Así, bien duro (bien drogado), con la sensibilidad bien anesteciada, es que el mecanismo hace mover al engranaje y los alumnos pasan se los escucha y se les atribuye un número. Este no es un trabajo de precisión como es un trabajo de escala. No nos piden encontrar a un Mozart sino que ordenemos a los Salieris. Como las personas que trabajan en un depósito moviendo cajas de un lado al otro llenando las ordenes que les envían.
Cuando volví del baño tras aspirar cocaina por segunda vez -y tal vez en una dosis un poco más alta de lo devido- el calor agobiante y la falta de oxígeno en el aula se empezó a sentir.
La alumna había comenzado a contestar la pregunta cuando sentí pesadamente las reververaciones de las voces dentro del aula. Sentía que me bajaba la presión, me faltaba el aire, y los sonidos me apabullaban, mientras que una alumna me hablaba sin que la pudiera ni oir ni entender. Era como la escena de la película "Salvando al soldado Ryan" donde Tom Hanks aturdido por una explosión se encuentra frente a un soldado que le pregunta que hacer y este no puede contestar ni entrar en sí.

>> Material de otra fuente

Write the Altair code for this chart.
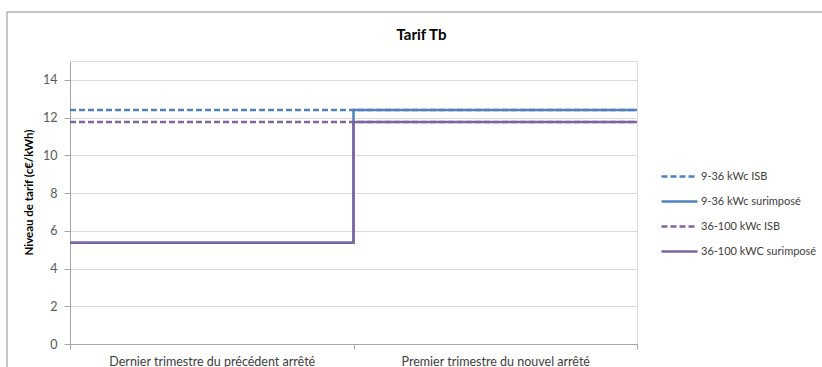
import altair as alt
import pandas as pd

categories = ["Dernier trimestre du précédent arrêté", "Premier trimestre du nouvel arrêté"]
series = ["9-36 kWc ISB", "9-36 kWc surimposé", "36-100 kWc ISB", "36-100 kWC surimposé"]
values_936_isb = [12.4, 12.4]
values_936_sur = [5.37, 12.4]
values_36100_isb = [11.77, 11.77]
values_36100_sur = [5.37, 11.77]
y_ticks = [0, 2, 4, 6, 8, 10, 12, 14]

colors = ["#4f81bd", "#4f81bd", "#8064a2", "#8064a2"]
dashes = [[6, 3], [1, 0], [6, 3], [1, 0]]

all_values = [values_936_isb, values_936_sur, values_36100_isb, values_36100_sur]
rows = []
for s, vals in zip(series, all_values):
    for i, v in enumerate(vals):
        rows.append({"series": s, "pos": i, "value": v})
    # end of the last period (step end)
    rows.append({"series": s, "pos": len(vals), "value": vals[-1]})
df = pd.DataFrame(rows)

FONT = "Lato"

legend = alt.Legend(
    title=None, orient="none", legendX=590, legendY=96,
    symbolType="stroke", symbolSize=1296, symbolStrokeWidth=2.5,
    labelFont=FONT, labelFontSize=11, labelColor="#404040",
    rowPadding=-13, labelOffset=2,
)

lines = alt.Chart(df).mark_line(interpolate="step-after", strokeWidth=2.5).encode(
    x=alt.X("pos:Q", scale=alt.Scale(domain=[0, len(categories)], nice=False, zero=False), axis=None),
    y=alt.Y("value:Q", scale=alt.Scale(domain=[0, 15], nice=False),
            axis=alt.Axis(values=y_ticks, title="Niveau de tarif (c€/kWh)",
                          titleFont=FONT, titleFontSize=11.5, titleFontWeight="bold", titleColor="#000000",
                          titleY=131, titleAlign="center", titlePadding=8,
                          labelFont=FONT, labelFontSize=12.5, labelColor="#595959", labelPadding=7,
                          grid=True, gridColor="#d9d9d9", gridWidth=1,
                          domainColor="#a6a6a6", tickColor="#a6a6a6", tickSize=6)),
    color=alt.Color("series:N", scale=alt.Scale(domain=series, range=colors), legend=legend),
    strokeDash=alt.StrokeDash("series:N", scale=alt.Scale(domain=series, range=dashes), legend=legend),
    order="pos:Q",
)

axis_layer = alt.Chart(pd.DataFrame({"cat": categories})).mark_tick(opacity=0).encode(
    x=alt.X("cat:N", sort=categories,
            scale=alt.Scale(type="band", paddingInner=0, paddingOuter=0),
            axis=alt.Axis(title=None, tickBand="extent", labelAngle=0, labelLimit=400,
                          labelFont=FONT, labelFontSize=12.5, labelColor="#404040", labelPadding=6,
                          domainColor="#a6a6a6", tickColor="#a6a6a6", tickSize=5)),
)

frame = alt.Chart(pd.DataFrame({"a": [0]})).mark_rect(fill=None, stroke="#8c8c8c", strokeWidth=1).encode(
    x=alt.value(-63), x2=alt.value(760), y=alt.value(-49), y2=alt.value(320),
)

chart = alt.layer(frame, axis_layer, lines).resolve_scale(x="independent").properties(
    width=567, height=283,
    title=alt.TitleParams("Tarif Tb", font=FONT, fontSize=15, fontWeight="bold", color="#000000",
                          dx=68, offset=-31),
    autosize=alt.AutoSizeParams(type="none"),
    padding={"left": 70, "top": 61, "right": 185, "bottom": 23},
).configure_view(stroke=None).configure(background="white")

chart.save("out.html", embed_options={"renderer": "svg", "actions": False})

Me imaginaba -con cierto deleite cínico- cayendo sin conocimiento frente a la alumna y que saliera rodando de mi bolsillo la bolsa de cocaina abriendose y mostrando su contenido. Esto con salvataje de los servicios de emergencias y expediente académico y por medio.
Tratando de controlar la respiración para recobrar el aliento para decirle a la alumna que me excuse que debía tomar aire, fué que logré recuperar la compostura para seguir adelante.

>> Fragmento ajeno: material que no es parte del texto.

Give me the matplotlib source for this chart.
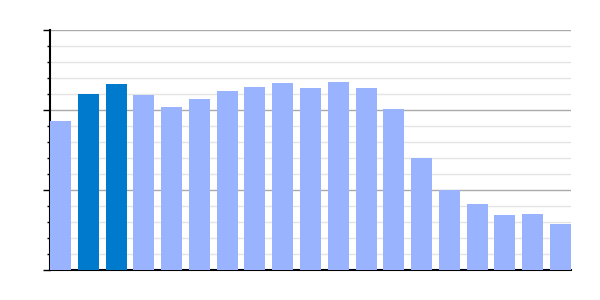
import matplotlib
matplotlib.use("Agg")
import matplotlib.pyplot as plt
import numpy as np

categories = list(range(19))
values = [1.8625, 2.2, 2.325, 2.1875, 2.0375, 2.1375, 2.2375, 2.2875, 2.3375,
          2.275, 2.35, 2.275, 2.0125, 1.4, 1.0, 0.825, 0.6875, 0.7, 0.575]
highlight = [1, 2]

light = "#99b3ff"
dark = "#007acc"
colors = [dark if i in highlight else light for i in categories]

fig = plt.figure(figsize=(6, 3), dpi=100)
ax = fig.add_axes([50/600, 30/300, 521/600, 240/300])
w = 0.756
ax.bar(categories, values, width=w, color=colors, zorder=3)
ax.set_xlim(-w/2, 18 + w/2)
ax.set_ylim(0, 3)
ax.set_yticks([0, 1, 2, 3])
ax.set_yticks(np.arange(0, 3.01, 0.2), minor=True)
ax.yaxis.grid(True, which="major", color="#aaaaaa", linewidth=1, zorder=0)
ax.yaxis.grid(True, which="minor", color="#e5e5e5", linewidth=1, zorder=0)
ax.set_axisbelow(True)
ax.tick_params(axis="y", which="major", length=5, width=1, direction="out", labelleft=False, color="black")
ax.tick_params(axis="y", which="minor", length=2, width=1, direction="out", color="black")
ax.tick_params(axis="x", which="both", length=0, labelbottom=False)
for s in ["top", "right"]:
    ax.spines[s].set_visible(False)
ax.spines["left"].set_linewidth(1.5)
ax.spines["bottom"].set_linewidth(1.5)
ax.spines["left"].set_color("black")
ax.spines["bottom"].set_color("black")
fig.savefig("out.png", dpi=100)
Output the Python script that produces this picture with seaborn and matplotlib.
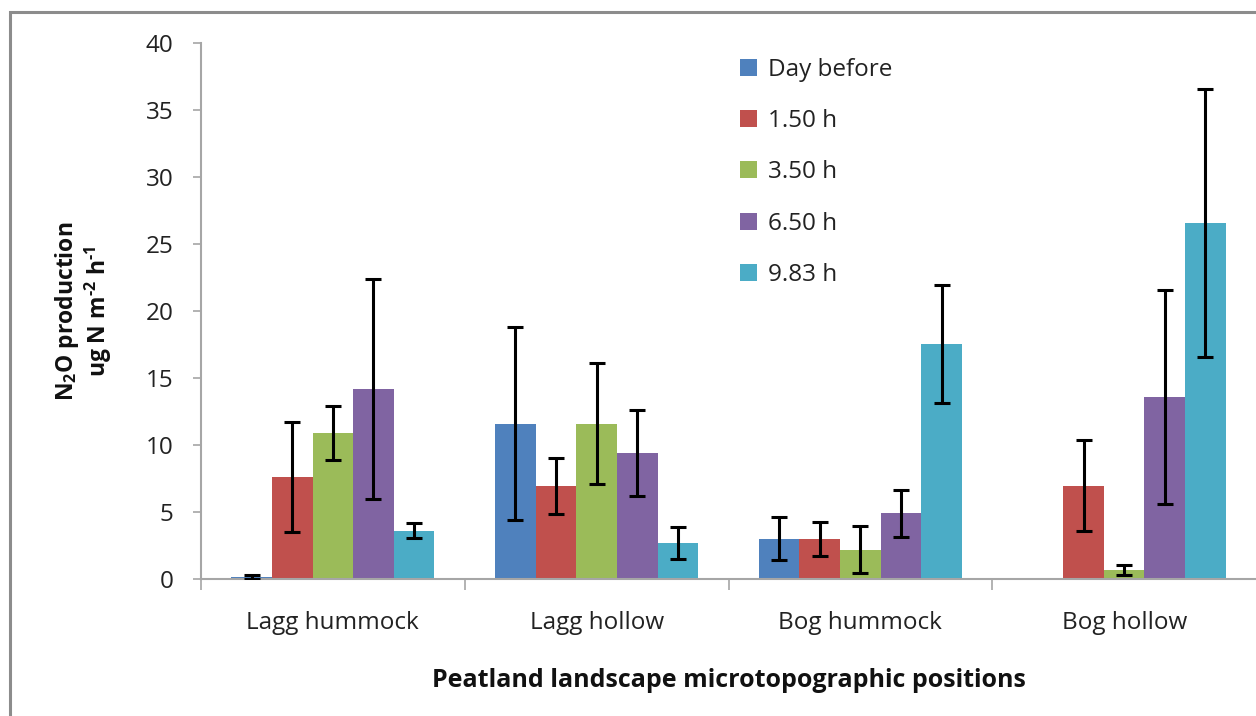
import numpy as np
import pandas as pd
import matplotlib
matplotlib.use("Agg")
import matplotlib.pyplot as plt
from matplotlib.patches import Rectangle
import seaborn as sns

positions = ["Lagg hummock", "Lagg hollow", "Bog hummock", "Bog hollow"]
times = ["Day before", "1.50 h", "3.50 h", "6.50 h", "9.83 h"]

day_before = [0.15, 11.6, 3.0, 0.0]
h1_50 = [7.6, 6.95, 3.0, 6.95]
h3_50 = [10.9, 11.6, 2.2, 0.67]
h6_50 = [14.2, 9.4, 4.9, 13.6]
h9_83 = [3.6, 2.7, 17.55, 26.6]

err_day_before = [0.15, 7.2, 1.6, np.nan]
err_1_50 = [4.1, 2.1, 1.27, 3.4]
err_3_50 = [2.0, 4.5, 1.75, 0.37]
err_6_50 = [8.2, 3.2, 1.77, 8.0]
err_9_83 = [0.57, 1.2, 4.4, 10.0]

colors = ["#4F81BD", "#C0504D", "#9BBB59", "#8064A2", "#4BACC6"]

values = [day_before, h1_50, h3_50, h6_50, h9_83]
errors = [err_day_before, err_1_50, err_3_50, err_6_50, err_9_83]

rows = []
for t, vals in zip(times, values):
    for p, v in zip(positions, vals):
        rows.append({"position": p, "time": t, "value": v})
df = pd.DataFrame(rows)

sns.set_style("white")
plt.rcParams["font.family"] = ["Open Sans", "DejaVu Sans"]
plt.rcParams["mathtext.fontset"] = "custom"
plt.rcParams["mathtext.rm"] = "Open Sans:bold"
plt.rcParams["mathtext.bf"] = "Open Sans:bold"
plt.rcParams["mathtext.default"] = "bf"

fig = plt.figure(figsize=(12.56, 7.16), dpi=100)
ax = fig.add_axes([201 / 1256, 1 - 579 / 716, 1055 / 1256, 536 / 716])

sns.barplot(data=df, x="position", y="value", hue="time", hue_order=times,
            order=positions, palette=colors, saturation=1, width=0.77,
            errorbar=None, linewidth=0, ax=ax)

bar_containers = list(ax.containers)
for i, container in enumerate(bar_containers):
    for bar in container:
        xc = bar.get_x() + bar.get_width() / 2
        j = int(round(xc))
        e = errors[i][j]
        if np.isnan(e):
            continue
        ax.errorbar(xc, bar.get_height(), yerr=e, fmt="none", ecolor="black",
                    elinewidth=2.2, capsize=6, capthick=2.2, zorder=5)

ax.set_xlim(-0.5, 3.5)
ax.set_ylim(0, 40)
ax.set_yticks(np.arange(0, 41, 5))
ax.set_xticks(range(len(positions)))
ax.set_xticklabels(positions)
ax.set_xticks([-0.5, 0.5, 1.5, 2.5], minor=True)

for s in ["top", "right"]:
    ax.spines[s].set_visible(False)
for s in ["left", "bottom"]:
    ax.spines[s].set_color("#A6A6A6")
    ax.spines[s].set_linewidth(1.5)

ax.tick_params(axis="y", which="major", direction="out", length=6, width=1.2,
               color="#A6A6A6", pad=14, labelsize=17.5, labelcolor="#222222", left=True)
ax.tick_params(axis="x", which="major", length=0, pad=23, labelsize=17.5,
               labelcolor="#222222", bottom=True)
ax.tick_params(axis="x", which="minor", direction="out", length=8, width=1.2,
               color="#A6A6A6", bottom=True)

ax.set_xlabel("Peatland landscape microtopographic positions", fontsize=18,
              fontweight="bold", labelpad=24, color="#111111")
ax.set_ylabel("N$_2$O production\nug N m$^{\\text{-}2}$ h$^{\\text{-}1}$", fontsize=16.5,
              fontweight="bold", color="#111111", linespacing=1.1)
ax.yaxis.set_label_coords(-0.082, 0.5)

ax.legend(loc="upper left", bbox_to_anchor=(0.511, 0.972), frameon=False,
          fontsize=17.5, handlelength=0.7, handleheight=0.7,
          handletextpad=0.45, labelspacing=1.12, borderpad=0, borderaxespad=0,
          labelcolor="#222222")

fig.patches.append(Rectangle((10 / 1256, -0.05), 1.1, 1 - 12 / 716 + 0.05,
                             transform=fig.transFigure, fill=False,
                             edgecolor="#8C8C8C", linewidth=2.2, zorder=0))

fig.savefig("out.png", dpi=100)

Fué un momento de pánico detonado por el calor, el ruido y el exceso de estimulantes. El episodio no duro lo suficiente para que nadie lo pudiera percibir, incluso la misma estudiante que se encontraba frente a mi.
Para cuando había terminado ya me encontraba mejor. Tomé un poco de agua para recomponerme y seguí adelante con la evaluación. A este episodio le siguieron 8 alumnos más y dos viajes al baño para tomar cocaina.
La verdad fué un trabajo muy duro, fueron muchos alumnos que tuve que calificar y requirió mucha cocaina.